* REQUIREMENTS
Return, without pictures, the lines from the start of the data through the one that contains "return (H - B - py) / PH".

* DATASET EXCERPT
==============================

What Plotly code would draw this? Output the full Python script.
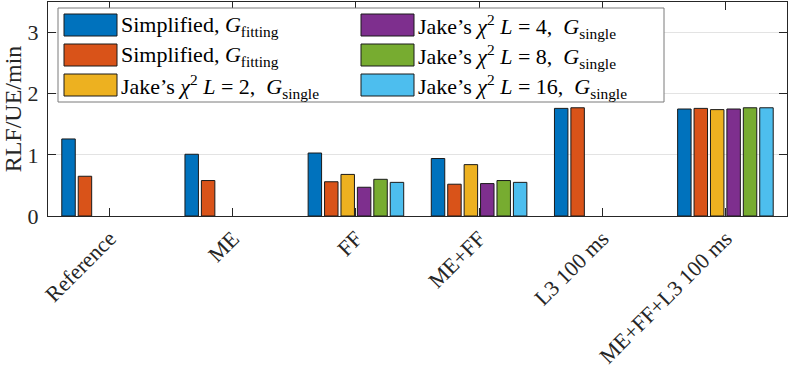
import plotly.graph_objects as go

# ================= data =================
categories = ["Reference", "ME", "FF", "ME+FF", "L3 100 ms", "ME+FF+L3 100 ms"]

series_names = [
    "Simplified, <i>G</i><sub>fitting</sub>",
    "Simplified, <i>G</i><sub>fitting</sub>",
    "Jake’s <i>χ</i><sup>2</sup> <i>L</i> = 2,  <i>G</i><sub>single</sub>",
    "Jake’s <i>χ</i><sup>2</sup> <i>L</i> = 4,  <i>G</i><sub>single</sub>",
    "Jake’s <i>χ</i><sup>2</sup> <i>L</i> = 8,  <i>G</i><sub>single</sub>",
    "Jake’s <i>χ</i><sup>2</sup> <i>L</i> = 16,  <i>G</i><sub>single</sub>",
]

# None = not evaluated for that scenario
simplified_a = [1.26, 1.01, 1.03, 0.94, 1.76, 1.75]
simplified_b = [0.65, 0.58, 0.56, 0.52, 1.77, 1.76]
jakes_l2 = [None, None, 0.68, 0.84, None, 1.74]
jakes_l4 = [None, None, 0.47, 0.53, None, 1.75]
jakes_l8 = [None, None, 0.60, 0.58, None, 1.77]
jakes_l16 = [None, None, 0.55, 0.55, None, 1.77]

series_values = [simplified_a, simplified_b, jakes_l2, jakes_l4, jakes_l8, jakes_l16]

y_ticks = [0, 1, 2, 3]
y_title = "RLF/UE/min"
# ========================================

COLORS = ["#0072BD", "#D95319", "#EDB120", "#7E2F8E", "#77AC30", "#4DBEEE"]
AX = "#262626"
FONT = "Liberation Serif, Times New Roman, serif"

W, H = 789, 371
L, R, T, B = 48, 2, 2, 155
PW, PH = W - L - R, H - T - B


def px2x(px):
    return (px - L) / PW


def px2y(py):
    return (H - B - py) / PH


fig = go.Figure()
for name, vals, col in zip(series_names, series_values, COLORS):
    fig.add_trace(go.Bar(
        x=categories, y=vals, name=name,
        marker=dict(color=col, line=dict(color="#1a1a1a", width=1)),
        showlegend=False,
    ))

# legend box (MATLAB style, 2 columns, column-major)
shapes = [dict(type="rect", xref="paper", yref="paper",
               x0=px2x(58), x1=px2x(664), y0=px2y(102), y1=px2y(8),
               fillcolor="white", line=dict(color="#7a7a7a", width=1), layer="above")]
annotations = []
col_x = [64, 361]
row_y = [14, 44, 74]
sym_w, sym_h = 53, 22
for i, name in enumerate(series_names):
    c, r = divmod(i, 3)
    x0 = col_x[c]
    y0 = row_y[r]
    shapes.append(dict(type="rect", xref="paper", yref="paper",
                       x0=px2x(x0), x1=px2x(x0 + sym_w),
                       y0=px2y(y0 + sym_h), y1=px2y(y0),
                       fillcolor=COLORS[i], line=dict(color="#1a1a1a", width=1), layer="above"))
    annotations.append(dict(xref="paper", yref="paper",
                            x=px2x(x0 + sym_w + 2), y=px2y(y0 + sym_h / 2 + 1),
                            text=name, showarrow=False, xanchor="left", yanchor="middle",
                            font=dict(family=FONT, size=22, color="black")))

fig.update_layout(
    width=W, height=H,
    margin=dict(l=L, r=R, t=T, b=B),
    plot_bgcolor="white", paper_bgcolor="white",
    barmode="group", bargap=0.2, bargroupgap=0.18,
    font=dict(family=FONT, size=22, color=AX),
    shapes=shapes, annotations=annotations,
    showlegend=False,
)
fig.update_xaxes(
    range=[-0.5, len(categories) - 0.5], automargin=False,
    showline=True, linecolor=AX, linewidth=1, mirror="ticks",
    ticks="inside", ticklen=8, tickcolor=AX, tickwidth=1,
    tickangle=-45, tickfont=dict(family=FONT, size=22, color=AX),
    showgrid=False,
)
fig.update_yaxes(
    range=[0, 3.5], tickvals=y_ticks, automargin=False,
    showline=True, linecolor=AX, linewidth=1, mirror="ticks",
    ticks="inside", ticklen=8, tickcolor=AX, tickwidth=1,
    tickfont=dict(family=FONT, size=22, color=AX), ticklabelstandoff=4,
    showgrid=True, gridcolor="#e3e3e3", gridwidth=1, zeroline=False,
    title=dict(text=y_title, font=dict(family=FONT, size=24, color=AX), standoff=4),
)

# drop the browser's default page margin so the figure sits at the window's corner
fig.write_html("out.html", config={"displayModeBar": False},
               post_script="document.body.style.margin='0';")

==============================

* TASK ANSWER
What Plotly code would draw this? Output the full Python script.
import plotly.graph_objects as go

# ================= data =================
categories = ["Reference", "ME", "FF", "ME+FF", "L3 100 ms", "ME+FF+L3 100 ms"]

series_names = [
    "Simplified, <i>G</i><sub>fitting</sub>",
    "Simplified, <i>G</i><sub>fitting</sub>",
    "Jake’s <i>χ</i><sup>2</sup> <i>L</i> = 2,  <i>G</i><sub>single</sub>",
    "Jake’s <i>χ</i><sup>2</sup> <i>L</i> = 4,  <i>G</i><sub>single</sub>",
    "Jake’s <i>χ</i><sup>2</sup> <i>L</i> = 8,  <i>G</i><sub>single</sub>",
    "Jake’s <i>χ</i><sup>2</sup> <i>L</i> = 16,  <i>G</i><sub>single</sub>",
]

# None = not evaluated for that scenario
simplified_a = [1.26, 1.01, 1.03, 0.94, 1.76, 1.75]
simplified_b = [0.65, 0.58, 0.56, 0.52, 1.77, 1.76]
jakes_l2 = [None, None, 0.68, 0.84, None, 1.74]
jakes_l4 = [None, None, 0.47, 0.53, None, 1.75]
jakes_l8 = [None, None, 0.60, 0.58, None, 1.77]
jakes_l16 = [None, None, 0.55, 0.55, None, 1.77]

series_values = [simplified_a, simplified_b, jakes_l2, jakes_l4, jakes_l8, jakes_l16]

y_ticks = [0, 1, 2, 3]
y_title = "RLF/UE/min"
# ========================================

COLORS = ["#0072BD", "#D95319", "#EDB120", "#7E2F8E", "#77AC30", "#4DBEEE"]
AX = "#262626"
FONT = "Liberation Serif, Times New Roman, serif"

W, H = 789, 371
L, R, T, B = 48, 2, 2, 155
PW, PH = W - L - R, H - T - B


def px2x(px):
    return (px - L) / PW


def px2y(py):
    return (H - B - py) / PH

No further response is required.